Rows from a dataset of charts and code
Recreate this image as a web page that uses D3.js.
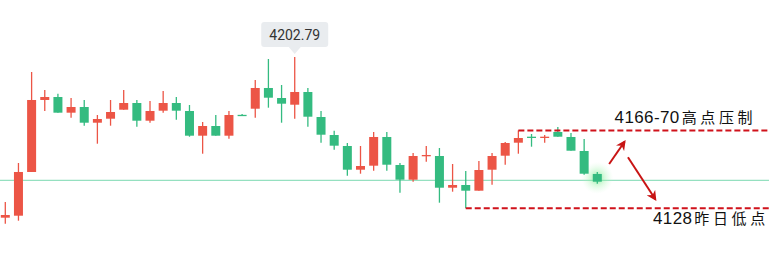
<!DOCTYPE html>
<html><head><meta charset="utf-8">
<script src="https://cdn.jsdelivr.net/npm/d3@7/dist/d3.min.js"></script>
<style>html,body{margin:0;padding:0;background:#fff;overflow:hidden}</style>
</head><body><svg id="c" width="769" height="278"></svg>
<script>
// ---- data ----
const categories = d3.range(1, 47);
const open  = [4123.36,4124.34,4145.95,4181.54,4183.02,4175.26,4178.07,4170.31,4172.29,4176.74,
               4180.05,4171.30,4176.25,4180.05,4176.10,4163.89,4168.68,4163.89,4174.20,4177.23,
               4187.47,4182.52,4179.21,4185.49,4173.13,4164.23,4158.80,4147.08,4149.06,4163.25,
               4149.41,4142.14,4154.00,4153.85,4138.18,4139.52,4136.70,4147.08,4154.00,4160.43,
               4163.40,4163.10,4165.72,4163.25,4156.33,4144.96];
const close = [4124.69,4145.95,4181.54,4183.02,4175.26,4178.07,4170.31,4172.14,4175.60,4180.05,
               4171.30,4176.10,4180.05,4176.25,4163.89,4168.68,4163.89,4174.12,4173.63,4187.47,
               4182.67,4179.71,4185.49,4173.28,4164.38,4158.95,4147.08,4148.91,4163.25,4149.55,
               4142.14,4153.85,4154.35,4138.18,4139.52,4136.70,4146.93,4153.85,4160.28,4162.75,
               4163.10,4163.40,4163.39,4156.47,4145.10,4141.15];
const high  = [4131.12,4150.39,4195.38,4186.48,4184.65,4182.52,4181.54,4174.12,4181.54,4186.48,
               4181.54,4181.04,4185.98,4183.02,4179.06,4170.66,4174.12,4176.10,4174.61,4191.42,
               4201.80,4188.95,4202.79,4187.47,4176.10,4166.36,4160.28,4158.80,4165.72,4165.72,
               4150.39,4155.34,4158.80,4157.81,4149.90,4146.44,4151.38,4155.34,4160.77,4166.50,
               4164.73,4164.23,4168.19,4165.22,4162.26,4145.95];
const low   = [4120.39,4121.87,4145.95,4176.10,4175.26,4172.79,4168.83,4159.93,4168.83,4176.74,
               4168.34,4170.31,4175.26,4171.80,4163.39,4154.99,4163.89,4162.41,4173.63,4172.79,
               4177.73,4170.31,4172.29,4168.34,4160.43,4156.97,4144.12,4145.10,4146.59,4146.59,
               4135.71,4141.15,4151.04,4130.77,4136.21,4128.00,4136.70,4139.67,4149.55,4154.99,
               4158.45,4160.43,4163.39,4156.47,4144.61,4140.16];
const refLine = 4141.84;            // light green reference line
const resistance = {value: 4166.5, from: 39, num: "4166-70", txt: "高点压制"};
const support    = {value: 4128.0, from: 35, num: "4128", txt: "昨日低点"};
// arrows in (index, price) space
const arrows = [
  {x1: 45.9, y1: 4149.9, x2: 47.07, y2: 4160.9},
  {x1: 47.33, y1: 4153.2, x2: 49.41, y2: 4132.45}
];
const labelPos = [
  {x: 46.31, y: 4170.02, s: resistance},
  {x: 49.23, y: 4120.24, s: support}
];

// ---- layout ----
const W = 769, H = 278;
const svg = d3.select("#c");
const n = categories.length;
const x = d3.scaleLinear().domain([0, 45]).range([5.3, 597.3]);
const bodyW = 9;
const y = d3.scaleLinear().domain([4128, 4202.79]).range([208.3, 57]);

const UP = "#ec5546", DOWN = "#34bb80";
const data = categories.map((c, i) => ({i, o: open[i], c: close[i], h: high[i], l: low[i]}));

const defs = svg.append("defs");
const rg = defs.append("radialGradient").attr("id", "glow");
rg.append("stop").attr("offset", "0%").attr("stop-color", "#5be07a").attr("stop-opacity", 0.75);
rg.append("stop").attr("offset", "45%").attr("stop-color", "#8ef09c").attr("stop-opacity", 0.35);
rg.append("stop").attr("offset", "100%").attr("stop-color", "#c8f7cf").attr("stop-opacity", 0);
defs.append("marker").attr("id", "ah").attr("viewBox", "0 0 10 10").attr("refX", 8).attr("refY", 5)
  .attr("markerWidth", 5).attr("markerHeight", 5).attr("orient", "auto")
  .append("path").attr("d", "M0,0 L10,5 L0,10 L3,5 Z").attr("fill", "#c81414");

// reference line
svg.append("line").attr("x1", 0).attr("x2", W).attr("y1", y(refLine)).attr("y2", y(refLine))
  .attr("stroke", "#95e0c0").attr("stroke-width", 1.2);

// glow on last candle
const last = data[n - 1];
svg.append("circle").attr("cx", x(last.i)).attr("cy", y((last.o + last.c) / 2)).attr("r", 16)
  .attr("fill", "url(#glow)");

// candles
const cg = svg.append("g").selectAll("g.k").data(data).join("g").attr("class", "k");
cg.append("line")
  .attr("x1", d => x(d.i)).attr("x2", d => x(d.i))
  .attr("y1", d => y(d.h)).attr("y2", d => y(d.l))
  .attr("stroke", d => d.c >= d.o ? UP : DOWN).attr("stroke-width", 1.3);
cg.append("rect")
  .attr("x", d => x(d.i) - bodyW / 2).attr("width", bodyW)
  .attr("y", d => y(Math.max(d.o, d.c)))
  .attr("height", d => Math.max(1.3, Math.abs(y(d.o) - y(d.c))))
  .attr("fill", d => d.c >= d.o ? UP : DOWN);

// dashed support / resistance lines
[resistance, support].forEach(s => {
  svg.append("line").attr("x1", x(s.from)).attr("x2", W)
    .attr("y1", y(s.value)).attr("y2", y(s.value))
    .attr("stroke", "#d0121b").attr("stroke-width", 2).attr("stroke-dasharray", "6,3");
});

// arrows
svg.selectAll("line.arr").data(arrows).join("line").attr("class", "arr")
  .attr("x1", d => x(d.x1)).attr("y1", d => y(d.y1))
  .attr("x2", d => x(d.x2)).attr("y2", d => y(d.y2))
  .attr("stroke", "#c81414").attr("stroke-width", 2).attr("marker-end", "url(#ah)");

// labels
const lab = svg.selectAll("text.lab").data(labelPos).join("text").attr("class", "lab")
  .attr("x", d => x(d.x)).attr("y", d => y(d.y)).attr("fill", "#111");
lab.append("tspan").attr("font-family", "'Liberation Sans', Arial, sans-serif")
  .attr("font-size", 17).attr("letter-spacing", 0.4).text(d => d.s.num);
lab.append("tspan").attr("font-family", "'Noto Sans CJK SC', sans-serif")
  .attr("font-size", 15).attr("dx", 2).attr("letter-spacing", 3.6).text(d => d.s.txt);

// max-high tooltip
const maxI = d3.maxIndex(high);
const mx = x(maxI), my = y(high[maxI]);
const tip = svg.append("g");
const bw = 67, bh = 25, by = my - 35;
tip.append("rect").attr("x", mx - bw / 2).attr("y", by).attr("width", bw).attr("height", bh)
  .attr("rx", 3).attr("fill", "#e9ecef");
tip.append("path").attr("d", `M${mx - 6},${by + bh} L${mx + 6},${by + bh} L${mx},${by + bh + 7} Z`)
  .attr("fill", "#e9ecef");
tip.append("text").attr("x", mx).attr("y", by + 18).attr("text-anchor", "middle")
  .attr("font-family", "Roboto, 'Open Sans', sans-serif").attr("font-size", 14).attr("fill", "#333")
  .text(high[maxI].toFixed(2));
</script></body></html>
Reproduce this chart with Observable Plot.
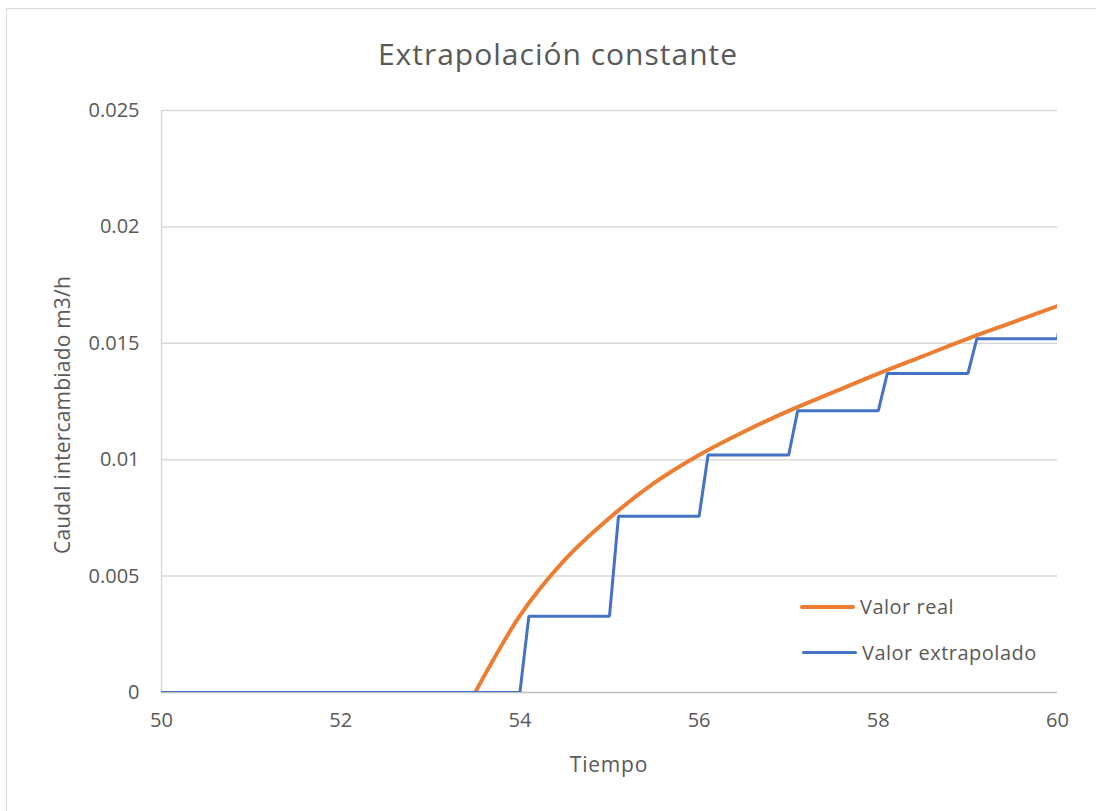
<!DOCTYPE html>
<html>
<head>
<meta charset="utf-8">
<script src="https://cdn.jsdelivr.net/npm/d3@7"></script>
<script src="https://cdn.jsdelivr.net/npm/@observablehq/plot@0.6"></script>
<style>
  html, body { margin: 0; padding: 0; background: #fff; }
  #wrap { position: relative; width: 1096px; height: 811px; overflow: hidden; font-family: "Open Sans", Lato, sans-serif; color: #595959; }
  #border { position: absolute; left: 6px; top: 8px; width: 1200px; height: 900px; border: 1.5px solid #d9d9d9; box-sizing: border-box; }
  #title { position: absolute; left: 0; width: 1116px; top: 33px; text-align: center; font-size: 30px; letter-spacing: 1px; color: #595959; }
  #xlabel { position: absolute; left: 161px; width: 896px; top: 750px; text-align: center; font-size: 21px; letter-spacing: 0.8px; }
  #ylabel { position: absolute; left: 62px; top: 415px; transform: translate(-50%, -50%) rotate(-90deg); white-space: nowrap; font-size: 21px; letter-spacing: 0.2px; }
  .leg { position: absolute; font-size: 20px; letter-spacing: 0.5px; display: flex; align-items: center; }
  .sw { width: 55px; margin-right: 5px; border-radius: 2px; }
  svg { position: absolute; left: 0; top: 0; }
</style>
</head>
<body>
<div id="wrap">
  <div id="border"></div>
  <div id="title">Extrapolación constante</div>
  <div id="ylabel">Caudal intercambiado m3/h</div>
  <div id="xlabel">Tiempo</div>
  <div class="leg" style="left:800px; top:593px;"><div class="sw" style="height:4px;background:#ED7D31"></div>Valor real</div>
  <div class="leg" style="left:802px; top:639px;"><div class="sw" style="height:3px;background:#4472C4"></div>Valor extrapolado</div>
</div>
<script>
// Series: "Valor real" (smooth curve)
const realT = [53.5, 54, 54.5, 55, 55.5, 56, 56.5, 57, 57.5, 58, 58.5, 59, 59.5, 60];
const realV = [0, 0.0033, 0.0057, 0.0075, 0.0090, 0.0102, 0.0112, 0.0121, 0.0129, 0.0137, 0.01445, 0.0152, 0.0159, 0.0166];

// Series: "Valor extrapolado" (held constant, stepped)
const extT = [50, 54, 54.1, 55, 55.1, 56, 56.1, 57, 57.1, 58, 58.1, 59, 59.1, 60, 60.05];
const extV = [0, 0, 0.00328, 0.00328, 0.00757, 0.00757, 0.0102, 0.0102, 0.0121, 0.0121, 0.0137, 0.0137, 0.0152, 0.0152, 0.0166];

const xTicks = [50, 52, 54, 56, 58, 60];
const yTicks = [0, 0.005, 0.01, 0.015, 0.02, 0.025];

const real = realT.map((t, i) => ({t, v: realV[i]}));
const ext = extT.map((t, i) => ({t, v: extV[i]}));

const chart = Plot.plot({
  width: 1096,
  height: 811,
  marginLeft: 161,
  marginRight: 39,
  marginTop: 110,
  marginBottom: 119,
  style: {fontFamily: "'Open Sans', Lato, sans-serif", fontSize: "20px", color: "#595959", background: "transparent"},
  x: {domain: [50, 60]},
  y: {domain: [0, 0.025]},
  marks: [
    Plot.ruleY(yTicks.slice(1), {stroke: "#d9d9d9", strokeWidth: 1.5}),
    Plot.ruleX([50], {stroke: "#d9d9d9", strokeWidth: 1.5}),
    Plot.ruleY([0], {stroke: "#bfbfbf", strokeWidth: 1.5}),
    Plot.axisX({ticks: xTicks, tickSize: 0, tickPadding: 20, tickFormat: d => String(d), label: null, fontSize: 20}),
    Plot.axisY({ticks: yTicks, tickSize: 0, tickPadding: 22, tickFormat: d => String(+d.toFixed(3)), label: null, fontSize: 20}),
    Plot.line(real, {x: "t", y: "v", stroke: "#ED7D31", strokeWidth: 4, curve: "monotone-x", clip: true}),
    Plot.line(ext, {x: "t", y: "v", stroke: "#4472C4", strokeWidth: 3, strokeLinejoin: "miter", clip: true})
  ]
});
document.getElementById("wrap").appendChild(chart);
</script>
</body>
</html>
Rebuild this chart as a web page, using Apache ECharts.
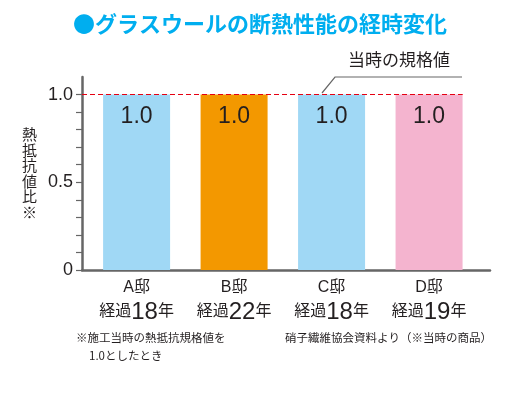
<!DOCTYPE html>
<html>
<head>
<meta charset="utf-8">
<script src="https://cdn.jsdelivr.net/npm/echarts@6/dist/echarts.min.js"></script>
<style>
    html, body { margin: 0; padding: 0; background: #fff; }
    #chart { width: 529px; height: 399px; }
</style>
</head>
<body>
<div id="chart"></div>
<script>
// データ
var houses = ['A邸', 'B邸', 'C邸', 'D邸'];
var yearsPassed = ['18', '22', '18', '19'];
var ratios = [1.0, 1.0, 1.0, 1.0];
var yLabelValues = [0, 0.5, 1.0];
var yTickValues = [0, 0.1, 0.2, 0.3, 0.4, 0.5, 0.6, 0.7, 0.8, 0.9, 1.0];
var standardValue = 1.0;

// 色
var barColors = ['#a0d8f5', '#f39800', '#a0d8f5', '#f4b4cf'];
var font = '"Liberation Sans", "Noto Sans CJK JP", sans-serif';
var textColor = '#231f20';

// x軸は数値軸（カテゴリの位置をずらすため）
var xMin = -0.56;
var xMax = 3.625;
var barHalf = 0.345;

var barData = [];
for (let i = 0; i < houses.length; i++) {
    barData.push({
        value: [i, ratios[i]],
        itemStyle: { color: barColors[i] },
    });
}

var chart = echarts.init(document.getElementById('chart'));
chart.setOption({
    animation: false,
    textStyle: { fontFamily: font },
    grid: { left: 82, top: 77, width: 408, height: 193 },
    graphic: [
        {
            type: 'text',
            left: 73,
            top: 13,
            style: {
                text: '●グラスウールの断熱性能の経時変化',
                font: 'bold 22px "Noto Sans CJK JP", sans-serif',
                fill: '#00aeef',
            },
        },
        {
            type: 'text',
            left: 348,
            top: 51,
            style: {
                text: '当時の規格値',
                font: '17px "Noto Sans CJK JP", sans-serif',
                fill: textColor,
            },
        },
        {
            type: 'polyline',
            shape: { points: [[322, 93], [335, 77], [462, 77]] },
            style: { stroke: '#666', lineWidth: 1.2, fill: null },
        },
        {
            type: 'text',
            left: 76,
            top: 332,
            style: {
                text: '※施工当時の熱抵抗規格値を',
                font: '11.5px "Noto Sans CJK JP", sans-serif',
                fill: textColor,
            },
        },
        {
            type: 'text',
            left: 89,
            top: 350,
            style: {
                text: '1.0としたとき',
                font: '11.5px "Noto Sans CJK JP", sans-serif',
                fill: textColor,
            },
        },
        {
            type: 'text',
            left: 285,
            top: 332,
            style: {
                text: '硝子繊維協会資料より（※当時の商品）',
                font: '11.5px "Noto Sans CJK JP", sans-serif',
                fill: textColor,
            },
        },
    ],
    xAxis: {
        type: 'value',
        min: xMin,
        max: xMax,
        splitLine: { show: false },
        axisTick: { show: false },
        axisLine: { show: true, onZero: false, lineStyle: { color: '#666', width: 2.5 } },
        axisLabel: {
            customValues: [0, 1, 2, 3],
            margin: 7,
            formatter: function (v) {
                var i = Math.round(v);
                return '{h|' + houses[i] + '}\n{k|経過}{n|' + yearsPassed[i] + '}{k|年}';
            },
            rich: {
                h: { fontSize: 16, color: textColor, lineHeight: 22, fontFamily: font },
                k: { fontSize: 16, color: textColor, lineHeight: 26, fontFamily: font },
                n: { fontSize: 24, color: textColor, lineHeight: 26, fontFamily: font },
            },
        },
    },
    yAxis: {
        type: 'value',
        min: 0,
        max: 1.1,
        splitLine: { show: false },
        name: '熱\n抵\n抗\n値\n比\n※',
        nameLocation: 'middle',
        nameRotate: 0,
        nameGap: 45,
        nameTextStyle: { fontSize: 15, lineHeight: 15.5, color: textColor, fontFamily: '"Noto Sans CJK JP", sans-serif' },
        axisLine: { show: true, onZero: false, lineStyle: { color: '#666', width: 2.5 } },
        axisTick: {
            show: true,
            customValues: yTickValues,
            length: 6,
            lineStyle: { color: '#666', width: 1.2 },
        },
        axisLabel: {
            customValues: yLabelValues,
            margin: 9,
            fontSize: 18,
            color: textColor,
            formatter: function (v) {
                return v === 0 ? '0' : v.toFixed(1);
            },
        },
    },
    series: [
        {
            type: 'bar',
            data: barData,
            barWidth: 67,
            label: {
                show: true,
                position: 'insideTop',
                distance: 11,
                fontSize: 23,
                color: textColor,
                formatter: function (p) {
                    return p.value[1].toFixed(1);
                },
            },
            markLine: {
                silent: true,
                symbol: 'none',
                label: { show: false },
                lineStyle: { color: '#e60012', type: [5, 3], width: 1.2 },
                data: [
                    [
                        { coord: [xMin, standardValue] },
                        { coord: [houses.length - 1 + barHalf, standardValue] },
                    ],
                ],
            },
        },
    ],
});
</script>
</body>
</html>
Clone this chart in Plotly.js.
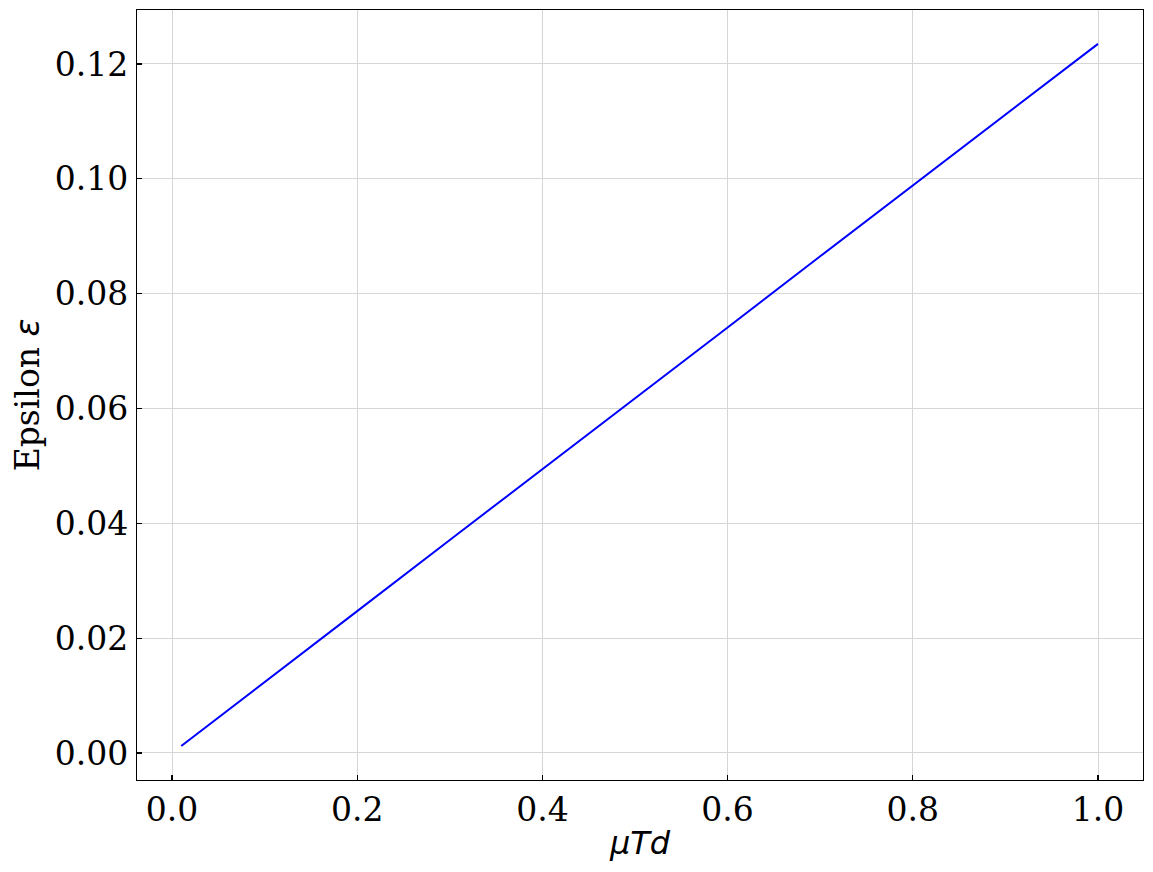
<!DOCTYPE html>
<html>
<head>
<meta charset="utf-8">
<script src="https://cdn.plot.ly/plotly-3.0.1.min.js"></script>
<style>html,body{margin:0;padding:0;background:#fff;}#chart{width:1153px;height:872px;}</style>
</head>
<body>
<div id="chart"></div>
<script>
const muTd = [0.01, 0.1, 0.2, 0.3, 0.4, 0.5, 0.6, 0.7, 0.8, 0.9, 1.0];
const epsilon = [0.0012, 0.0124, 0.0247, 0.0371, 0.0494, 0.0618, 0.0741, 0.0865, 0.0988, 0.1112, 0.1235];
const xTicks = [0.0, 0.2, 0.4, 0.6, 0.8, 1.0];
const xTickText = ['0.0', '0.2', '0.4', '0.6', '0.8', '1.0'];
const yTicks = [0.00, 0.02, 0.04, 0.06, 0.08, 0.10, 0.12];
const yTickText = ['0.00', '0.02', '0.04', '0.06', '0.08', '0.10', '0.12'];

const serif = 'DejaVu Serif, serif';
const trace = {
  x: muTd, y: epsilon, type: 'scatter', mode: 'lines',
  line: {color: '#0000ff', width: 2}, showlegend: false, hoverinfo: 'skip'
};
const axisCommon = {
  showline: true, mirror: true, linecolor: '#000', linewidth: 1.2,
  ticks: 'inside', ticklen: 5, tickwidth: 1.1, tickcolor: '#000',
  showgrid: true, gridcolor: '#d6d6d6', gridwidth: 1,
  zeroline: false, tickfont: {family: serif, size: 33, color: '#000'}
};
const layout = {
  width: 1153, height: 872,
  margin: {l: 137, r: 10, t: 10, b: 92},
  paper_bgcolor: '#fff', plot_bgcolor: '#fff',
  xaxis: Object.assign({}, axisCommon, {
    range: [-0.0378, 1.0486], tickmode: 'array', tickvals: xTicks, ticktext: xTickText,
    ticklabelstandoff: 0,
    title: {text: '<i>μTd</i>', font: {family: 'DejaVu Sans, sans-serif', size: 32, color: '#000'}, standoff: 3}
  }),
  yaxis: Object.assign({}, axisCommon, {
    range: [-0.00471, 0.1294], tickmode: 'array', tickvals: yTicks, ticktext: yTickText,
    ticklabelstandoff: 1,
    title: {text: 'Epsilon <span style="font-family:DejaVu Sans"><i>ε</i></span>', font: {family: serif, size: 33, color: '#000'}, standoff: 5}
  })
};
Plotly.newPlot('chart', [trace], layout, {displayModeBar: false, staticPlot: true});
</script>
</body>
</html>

**EXERCISE:**
From the entries, copy out each line containing the word "page".

**EXERCISE ANSWER:**
Recreate this image as a web page that uses D3.js.
Rebuild this chart as a web page, using Apache ECharts.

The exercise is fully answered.